=== EXERCISE ===
Work out the number of lines containing "page". Answer with nothing but that number.

=== ENTRIES ===
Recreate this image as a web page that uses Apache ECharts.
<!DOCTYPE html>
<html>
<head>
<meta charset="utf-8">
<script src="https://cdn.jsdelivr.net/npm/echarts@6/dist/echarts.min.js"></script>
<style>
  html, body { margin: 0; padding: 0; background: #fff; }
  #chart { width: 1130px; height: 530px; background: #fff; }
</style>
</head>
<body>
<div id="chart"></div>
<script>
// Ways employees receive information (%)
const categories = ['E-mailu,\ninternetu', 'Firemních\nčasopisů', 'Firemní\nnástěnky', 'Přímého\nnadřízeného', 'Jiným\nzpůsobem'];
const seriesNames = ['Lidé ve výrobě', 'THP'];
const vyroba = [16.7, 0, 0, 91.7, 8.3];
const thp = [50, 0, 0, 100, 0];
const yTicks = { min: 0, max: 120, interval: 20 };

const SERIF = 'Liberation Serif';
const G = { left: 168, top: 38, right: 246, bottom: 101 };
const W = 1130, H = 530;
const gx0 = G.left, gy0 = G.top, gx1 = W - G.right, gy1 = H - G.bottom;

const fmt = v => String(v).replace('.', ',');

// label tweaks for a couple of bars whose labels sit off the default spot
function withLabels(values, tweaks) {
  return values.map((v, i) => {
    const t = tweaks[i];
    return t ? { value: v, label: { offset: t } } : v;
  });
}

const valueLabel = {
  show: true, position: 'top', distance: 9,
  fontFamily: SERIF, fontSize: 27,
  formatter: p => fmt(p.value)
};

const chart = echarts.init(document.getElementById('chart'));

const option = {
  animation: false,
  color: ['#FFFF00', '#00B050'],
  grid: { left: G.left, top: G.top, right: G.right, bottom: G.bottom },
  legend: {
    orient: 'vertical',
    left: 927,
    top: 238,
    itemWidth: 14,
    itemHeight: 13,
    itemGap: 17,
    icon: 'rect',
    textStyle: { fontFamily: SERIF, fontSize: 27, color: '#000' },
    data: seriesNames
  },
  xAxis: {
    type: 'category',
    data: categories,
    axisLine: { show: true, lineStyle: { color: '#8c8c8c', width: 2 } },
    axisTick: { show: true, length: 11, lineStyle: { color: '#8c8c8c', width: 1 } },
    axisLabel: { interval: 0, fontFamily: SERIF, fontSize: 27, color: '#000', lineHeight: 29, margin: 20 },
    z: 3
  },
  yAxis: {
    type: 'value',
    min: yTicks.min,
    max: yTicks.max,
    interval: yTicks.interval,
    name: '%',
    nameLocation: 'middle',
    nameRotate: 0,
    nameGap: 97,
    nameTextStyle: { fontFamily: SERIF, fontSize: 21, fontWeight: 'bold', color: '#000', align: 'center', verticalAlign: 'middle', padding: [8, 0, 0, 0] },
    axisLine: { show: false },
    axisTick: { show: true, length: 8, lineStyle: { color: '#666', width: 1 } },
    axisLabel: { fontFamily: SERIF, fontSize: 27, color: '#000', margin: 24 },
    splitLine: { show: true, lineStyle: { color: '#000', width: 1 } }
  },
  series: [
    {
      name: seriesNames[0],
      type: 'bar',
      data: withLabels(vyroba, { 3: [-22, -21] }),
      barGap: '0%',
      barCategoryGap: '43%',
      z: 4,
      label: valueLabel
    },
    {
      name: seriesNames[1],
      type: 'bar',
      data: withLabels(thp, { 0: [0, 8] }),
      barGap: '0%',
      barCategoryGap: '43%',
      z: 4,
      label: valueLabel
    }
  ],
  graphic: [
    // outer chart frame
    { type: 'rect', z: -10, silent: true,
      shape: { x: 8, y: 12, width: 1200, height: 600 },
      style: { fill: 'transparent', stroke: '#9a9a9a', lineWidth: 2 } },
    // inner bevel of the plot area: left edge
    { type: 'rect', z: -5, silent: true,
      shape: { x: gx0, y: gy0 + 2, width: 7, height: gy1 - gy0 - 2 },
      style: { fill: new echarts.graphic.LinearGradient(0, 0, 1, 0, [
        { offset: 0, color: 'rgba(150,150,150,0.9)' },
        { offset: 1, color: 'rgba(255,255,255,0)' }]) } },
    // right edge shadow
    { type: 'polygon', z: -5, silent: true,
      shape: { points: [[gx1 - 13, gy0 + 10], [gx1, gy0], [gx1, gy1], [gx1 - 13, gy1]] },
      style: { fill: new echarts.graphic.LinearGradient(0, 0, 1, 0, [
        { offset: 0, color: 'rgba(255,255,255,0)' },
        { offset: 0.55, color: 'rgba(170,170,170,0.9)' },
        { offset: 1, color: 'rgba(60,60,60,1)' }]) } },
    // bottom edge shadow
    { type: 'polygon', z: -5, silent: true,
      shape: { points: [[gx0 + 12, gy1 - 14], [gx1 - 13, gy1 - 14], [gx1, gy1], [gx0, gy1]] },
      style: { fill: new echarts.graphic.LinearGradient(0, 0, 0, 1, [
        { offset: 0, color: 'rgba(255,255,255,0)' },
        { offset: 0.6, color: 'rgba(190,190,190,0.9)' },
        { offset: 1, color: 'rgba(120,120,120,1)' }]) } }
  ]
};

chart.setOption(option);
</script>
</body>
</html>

* * *

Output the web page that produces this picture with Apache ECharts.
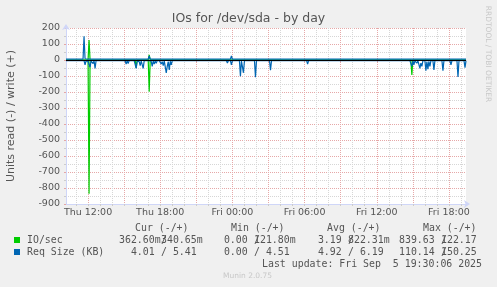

=== FINISHED TASK ===
2